→ PROBLEM TO WORK ON: Nothing outside the range from the line with "Give me the" to the line with "import * as" belongs in the copy, and no pictures do either; repeat that range exactly.

[START]

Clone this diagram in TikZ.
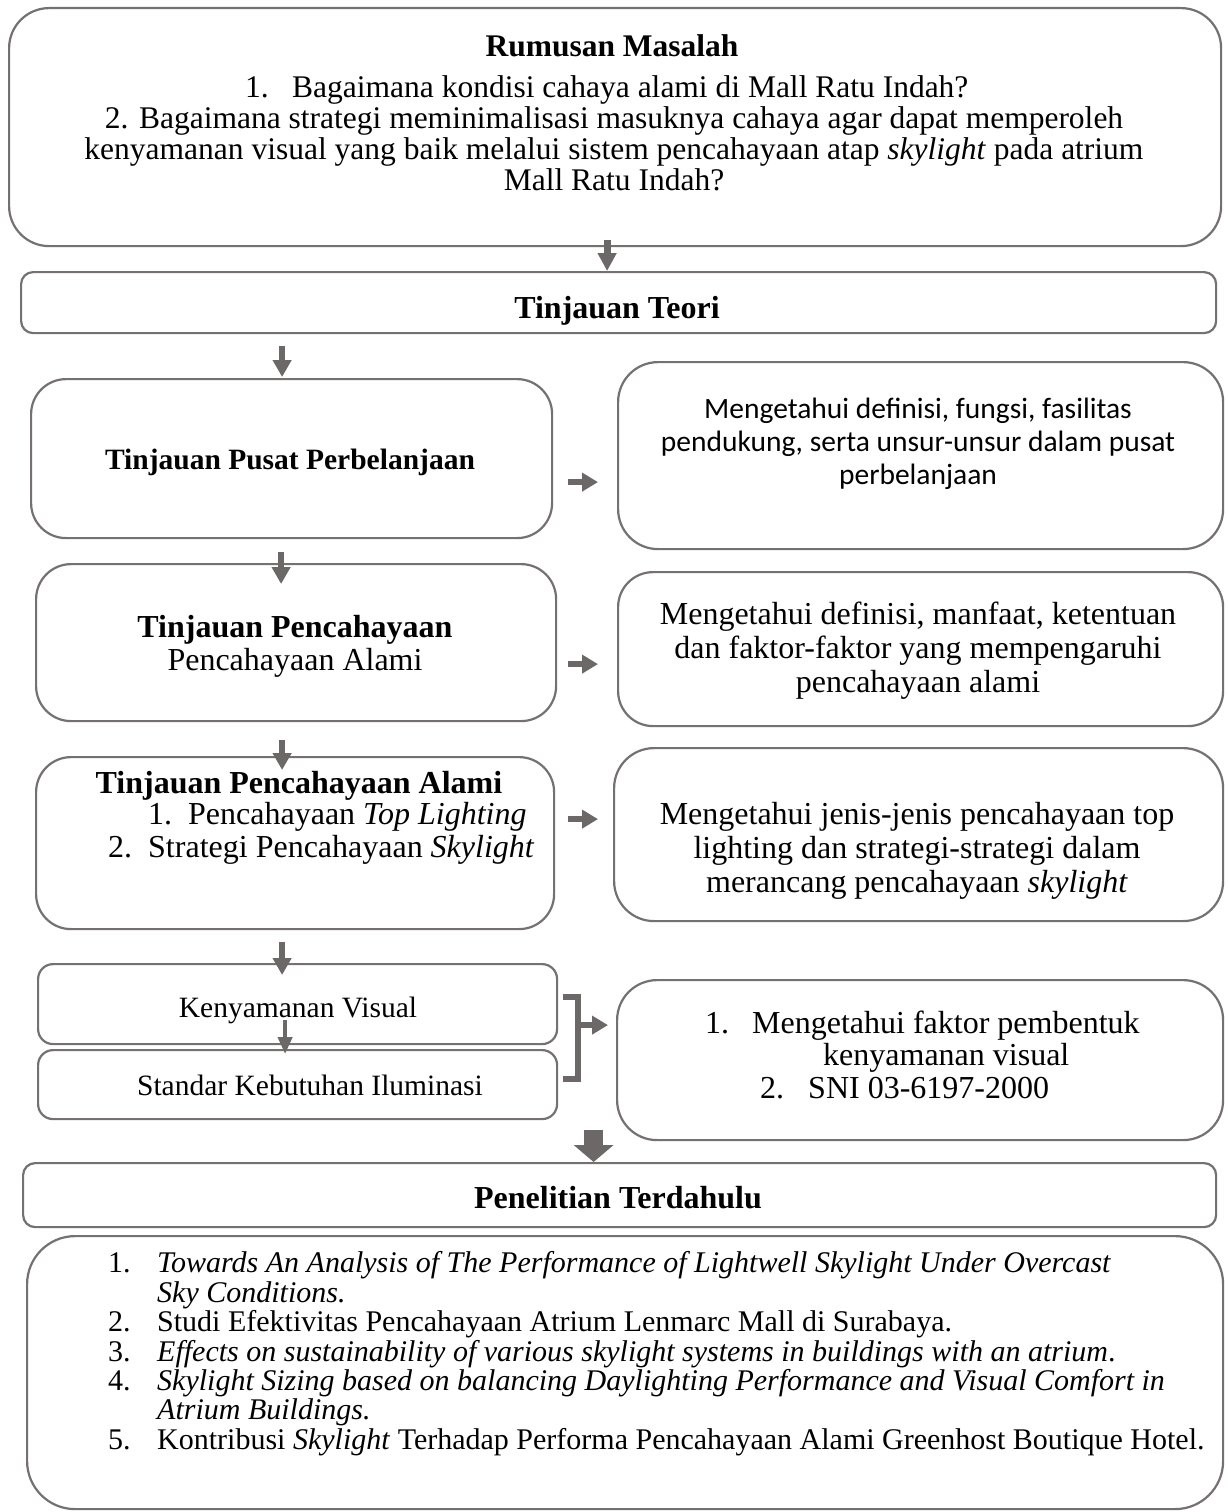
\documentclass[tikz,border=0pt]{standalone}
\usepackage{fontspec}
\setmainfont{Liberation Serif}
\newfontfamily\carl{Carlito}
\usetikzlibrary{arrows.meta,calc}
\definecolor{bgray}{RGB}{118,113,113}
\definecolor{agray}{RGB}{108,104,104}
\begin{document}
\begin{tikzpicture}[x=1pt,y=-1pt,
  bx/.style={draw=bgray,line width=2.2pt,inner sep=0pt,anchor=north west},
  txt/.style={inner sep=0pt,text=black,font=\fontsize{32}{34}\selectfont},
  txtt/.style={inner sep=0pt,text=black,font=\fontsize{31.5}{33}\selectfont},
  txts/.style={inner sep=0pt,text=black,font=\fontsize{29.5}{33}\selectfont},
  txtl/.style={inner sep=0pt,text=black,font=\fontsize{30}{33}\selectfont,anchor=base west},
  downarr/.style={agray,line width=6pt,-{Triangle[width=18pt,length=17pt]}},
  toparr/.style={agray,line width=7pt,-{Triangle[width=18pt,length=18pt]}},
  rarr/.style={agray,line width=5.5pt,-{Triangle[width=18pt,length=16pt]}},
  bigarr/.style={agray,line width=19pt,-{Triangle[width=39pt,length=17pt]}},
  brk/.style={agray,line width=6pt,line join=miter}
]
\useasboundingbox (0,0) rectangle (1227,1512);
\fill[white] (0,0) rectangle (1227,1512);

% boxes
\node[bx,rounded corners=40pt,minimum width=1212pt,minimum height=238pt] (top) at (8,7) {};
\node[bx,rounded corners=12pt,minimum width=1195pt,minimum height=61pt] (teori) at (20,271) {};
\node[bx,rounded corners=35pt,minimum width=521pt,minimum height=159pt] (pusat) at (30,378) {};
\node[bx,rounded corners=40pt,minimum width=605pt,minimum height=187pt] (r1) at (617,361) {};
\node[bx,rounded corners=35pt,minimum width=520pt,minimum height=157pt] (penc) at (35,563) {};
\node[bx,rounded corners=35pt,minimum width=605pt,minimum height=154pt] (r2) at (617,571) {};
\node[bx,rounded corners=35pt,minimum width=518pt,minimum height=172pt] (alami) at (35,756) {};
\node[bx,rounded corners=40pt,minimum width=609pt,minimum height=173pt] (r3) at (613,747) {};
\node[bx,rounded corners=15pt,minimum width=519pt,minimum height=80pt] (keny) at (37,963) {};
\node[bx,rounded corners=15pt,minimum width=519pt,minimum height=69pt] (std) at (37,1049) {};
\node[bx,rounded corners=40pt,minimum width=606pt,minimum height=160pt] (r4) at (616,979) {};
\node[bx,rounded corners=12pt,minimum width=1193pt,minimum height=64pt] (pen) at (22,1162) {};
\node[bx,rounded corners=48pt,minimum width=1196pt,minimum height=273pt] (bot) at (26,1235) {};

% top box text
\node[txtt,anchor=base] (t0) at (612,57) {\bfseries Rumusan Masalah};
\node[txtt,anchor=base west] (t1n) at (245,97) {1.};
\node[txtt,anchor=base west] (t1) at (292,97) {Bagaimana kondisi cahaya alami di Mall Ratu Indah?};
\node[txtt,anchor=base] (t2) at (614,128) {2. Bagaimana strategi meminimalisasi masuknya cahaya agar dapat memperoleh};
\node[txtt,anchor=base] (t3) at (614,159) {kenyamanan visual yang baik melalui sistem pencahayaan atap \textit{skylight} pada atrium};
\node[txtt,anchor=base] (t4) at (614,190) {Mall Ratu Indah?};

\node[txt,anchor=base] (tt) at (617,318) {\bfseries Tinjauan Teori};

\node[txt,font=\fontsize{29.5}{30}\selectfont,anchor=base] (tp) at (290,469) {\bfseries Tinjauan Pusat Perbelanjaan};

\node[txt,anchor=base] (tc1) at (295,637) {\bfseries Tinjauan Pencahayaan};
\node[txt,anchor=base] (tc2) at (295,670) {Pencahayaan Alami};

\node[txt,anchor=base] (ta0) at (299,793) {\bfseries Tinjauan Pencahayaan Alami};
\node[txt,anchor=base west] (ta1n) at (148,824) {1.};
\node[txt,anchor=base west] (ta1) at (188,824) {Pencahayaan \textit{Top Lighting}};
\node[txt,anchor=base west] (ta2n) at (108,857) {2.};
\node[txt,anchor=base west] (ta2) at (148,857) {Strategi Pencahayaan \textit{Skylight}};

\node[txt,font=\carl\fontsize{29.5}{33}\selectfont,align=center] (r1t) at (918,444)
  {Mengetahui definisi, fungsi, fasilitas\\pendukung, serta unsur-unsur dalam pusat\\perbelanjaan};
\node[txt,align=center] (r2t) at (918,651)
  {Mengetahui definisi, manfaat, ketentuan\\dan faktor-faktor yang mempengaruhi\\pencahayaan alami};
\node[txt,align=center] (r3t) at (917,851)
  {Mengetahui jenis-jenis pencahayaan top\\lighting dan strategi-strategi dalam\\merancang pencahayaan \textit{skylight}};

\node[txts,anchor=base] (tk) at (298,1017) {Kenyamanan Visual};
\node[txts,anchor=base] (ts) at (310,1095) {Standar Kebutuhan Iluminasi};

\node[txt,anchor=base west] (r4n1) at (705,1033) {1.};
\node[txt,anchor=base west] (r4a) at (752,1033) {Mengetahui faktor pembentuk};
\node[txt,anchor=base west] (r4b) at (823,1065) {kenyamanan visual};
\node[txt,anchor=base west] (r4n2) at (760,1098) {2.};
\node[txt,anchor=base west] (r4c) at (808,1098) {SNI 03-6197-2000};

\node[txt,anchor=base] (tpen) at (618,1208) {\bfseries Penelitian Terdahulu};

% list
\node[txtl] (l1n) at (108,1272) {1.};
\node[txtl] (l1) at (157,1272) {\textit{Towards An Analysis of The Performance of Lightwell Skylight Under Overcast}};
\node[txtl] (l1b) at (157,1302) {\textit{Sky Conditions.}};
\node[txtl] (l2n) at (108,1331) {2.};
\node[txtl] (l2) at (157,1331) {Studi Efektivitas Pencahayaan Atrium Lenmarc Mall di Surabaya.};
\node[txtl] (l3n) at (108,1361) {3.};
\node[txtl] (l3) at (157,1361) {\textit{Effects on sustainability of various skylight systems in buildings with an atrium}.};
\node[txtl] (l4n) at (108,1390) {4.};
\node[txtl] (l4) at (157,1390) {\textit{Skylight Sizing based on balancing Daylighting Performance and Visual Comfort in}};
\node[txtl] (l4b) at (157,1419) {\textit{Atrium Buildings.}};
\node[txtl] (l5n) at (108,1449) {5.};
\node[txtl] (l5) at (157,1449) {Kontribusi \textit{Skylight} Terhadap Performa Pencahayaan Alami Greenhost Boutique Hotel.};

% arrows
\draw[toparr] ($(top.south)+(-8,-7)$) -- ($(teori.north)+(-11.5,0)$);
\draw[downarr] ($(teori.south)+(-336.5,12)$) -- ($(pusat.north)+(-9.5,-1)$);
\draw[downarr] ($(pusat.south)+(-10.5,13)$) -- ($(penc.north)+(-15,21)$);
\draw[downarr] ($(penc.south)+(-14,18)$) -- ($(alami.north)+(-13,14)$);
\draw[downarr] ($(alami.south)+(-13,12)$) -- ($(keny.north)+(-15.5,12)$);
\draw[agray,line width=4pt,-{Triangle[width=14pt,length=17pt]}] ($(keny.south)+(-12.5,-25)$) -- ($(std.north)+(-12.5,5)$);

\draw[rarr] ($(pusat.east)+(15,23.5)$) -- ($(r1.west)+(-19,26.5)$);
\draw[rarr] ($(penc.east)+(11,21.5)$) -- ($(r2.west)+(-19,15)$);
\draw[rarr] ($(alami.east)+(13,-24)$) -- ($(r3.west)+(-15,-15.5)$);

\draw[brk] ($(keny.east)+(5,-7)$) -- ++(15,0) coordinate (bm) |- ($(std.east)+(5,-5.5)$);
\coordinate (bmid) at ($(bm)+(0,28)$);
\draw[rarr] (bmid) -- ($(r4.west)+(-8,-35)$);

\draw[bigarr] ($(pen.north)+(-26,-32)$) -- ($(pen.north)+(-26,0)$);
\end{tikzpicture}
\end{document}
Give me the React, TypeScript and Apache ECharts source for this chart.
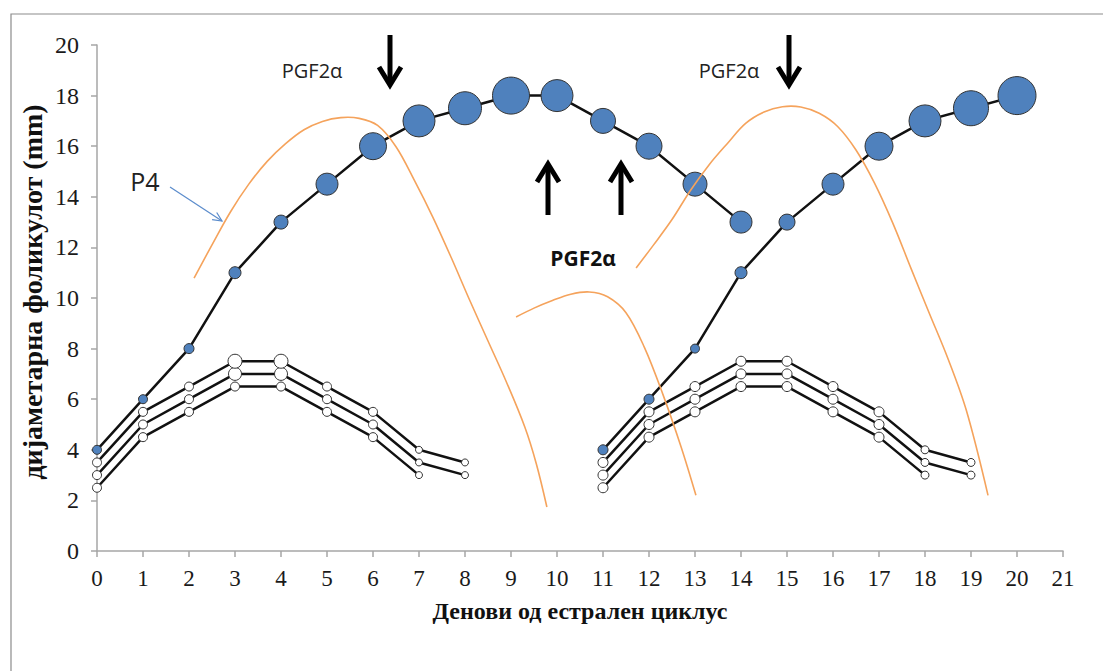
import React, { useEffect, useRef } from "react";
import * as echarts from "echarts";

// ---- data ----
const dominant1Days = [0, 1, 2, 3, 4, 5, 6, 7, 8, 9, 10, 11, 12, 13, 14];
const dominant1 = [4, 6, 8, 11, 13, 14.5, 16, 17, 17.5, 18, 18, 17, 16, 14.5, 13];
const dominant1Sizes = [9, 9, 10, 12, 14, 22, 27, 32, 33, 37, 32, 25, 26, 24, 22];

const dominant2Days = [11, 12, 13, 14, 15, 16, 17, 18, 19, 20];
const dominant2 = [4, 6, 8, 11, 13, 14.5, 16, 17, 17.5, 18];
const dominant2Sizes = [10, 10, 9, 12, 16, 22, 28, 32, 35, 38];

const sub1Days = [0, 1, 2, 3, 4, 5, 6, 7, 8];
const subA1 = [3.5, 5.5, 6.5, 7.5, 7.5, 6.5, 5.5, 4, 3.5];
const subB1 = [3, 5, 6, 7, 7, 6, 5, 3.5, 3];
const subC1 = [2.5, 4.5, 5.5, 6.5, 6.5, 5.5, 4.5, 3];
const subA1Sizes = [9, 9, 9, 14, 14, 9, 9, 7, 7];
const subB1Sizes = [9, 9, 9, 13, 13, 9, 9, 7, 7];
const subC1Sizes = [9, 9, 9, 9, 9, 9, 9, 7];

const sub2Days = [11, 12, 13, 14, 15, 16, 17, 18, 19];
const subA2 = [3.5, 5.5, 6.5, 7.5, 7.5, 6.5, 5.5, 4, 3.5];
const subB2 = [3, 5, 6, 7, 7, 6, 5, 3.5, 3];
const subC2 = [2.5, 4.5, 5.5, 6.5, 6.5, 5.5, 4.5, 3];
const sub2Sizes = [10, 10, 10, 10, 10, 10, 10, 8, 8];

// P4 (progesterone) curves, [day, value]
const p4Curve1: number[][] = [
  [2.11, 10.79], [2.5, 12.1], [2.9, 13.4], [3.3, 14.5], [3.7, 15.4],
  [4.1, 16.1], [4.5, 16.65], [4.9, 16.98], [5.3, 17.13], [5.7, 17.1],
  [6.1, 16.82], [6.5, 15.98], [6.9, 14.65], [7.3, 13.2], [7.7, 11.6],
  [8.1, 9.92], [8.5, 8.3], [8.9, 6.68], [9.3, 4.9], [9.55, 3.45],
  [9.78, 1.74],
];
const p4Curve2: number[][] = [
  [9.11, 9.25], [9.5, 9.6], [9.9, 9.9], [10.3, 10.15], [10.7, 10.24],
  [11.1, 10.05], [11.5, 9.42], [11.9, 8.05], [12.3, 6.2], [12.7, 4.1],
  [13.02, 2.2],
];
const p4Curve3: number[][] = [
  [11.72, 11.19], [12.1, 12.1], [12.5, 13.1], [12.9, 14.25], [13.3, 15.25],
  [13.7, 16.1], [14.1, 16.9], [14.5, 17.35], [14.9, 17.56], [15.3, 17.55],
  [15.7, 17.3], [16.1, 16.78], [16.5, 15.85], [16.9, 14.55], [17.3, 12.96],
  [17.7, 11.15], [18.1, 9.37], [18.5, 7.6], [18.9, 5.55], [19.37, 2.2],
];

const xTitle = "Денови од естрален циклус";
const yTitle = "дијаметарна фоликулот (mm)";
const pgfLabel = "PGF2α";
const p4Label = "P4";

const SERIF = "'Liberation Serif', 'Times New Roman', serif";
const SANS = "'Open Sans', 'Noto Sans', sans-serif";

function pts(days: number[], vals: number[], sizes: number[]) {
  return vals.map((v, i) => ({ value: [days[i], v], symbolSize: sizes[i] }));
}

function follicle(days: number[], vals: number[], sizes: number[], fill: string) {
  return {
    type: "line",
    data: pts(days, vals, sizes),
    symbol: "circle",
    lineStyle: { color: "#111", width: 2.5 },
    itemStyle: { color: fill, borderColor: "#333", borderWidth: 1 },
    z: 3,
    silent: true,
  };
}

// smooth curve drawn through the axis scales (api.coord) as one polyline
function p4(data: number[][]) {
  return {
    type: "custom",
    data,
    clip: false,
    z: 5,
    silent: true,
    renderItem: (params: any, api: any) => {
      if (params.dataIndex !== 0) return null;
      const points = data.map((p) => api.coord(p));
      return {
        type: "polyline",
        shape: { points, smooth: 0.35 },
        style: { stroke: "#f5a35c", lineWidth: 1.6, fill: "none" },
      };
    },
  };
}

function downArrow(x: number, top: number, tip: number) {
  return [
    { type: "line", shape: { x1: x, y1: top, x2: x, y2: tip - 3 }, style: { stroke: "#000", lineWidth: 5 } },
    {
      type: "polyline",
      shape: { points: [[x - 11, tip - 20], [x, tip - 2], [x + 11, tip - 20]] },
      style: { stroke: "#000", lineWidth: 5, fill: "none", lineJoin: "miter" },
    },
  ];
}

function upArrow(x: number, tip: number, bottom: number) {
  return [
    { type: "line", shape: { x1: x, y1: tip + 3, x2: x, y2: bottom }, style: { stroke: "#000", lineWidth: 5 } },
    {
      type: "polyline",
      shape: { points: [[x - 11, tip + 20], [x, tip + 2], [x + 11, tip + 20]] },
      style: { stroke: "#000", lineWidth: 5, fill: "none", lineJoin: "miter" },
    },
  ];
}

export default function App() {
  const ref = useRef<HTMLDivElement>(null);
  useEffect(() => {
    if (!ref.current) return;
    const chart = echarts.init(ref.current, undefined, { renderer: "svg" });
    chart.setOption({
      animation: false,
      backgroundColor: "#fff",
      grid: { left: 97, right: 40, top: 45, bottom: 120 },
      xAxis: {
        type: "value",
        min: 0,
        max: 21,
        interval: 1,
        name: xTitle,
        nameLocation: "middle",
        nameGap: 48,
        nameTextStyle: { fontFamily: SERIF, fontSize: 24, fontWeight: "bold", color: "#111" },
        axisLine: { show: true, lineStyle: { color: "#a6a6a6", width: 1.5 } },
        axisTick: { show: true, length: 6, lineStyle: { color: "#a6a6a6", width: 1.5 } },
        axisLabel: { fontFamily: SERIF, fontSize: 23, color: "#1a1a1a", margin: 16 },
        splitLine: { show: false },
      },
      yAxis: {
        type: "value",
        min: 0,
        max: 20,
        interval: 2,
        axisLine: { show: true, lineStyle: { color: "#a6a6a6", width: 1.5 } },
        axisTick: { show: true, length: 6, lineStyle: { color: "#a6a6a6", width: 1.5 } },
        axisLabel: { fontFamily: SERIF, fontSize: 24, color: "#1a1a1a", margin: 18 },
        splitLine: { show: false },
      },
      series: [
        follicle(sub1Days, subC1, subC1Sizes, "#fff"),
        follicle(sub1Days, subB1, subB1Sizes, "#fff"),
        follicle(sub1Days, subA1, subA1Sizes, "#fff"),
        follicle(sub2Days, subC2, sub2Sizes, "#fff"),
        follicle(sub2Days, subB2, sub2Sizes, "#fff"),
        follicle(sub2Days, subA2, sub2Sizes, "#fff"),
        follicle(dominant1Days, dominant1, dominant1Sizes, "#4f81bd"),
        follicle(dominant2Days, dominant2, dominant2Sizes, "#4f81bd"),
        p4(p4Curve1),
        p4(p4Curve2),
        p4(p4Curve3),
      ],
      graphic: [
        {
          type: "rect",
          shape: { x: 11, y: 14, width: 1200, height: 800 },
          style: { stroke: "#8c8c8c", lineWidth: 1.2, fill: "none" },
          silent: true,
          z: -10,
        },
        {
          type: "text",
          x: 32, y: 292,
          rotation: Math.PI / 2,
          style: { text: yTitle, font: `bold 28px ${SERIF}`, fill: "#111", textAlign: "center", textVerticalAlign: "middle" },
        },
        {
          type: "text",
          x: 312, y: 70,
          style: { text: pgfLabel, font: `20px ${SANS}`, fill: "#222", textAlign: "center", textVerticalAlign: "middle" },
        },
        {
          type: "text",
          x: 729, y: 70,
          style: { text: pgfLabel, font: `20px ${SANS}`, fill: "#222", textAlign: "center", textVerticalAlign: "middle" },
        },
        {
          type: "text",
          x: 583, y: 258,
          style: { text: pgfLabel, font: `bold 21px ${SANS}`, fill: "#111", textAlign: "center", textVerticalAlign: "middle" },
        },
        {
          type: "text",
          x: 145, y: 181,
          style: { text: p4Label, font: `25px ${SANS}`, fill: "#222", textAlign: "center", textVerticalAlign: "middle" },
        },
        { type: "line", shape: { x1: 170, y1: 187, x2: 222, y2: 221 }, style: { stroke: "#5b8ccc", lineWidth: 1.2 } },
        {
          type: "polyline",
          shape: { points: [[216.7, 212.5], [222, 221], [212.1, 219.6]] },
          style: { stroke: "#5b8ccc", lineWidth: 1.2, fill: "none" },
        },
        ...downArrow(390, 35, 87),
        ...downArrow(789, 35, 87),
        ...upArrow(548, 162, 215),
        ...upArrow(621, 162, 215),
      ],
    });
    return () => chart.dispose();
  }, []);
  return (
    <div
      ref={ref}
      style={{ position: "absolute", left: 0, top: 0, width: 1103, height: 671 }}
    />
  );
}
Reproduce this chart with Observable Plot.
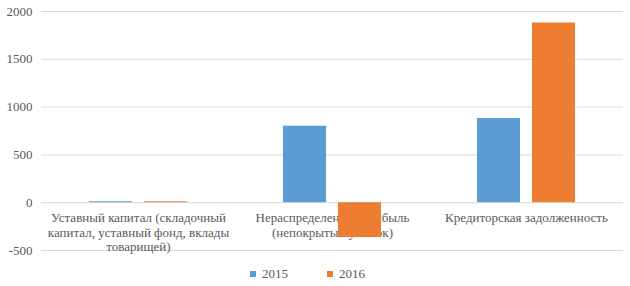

[END]

→ FINAL RESULT:
Give me the React, TypeScript and Apache ECharts source for this chart.
import React, { useEffect, useRef } from "react";
import * as echarts from "echarts";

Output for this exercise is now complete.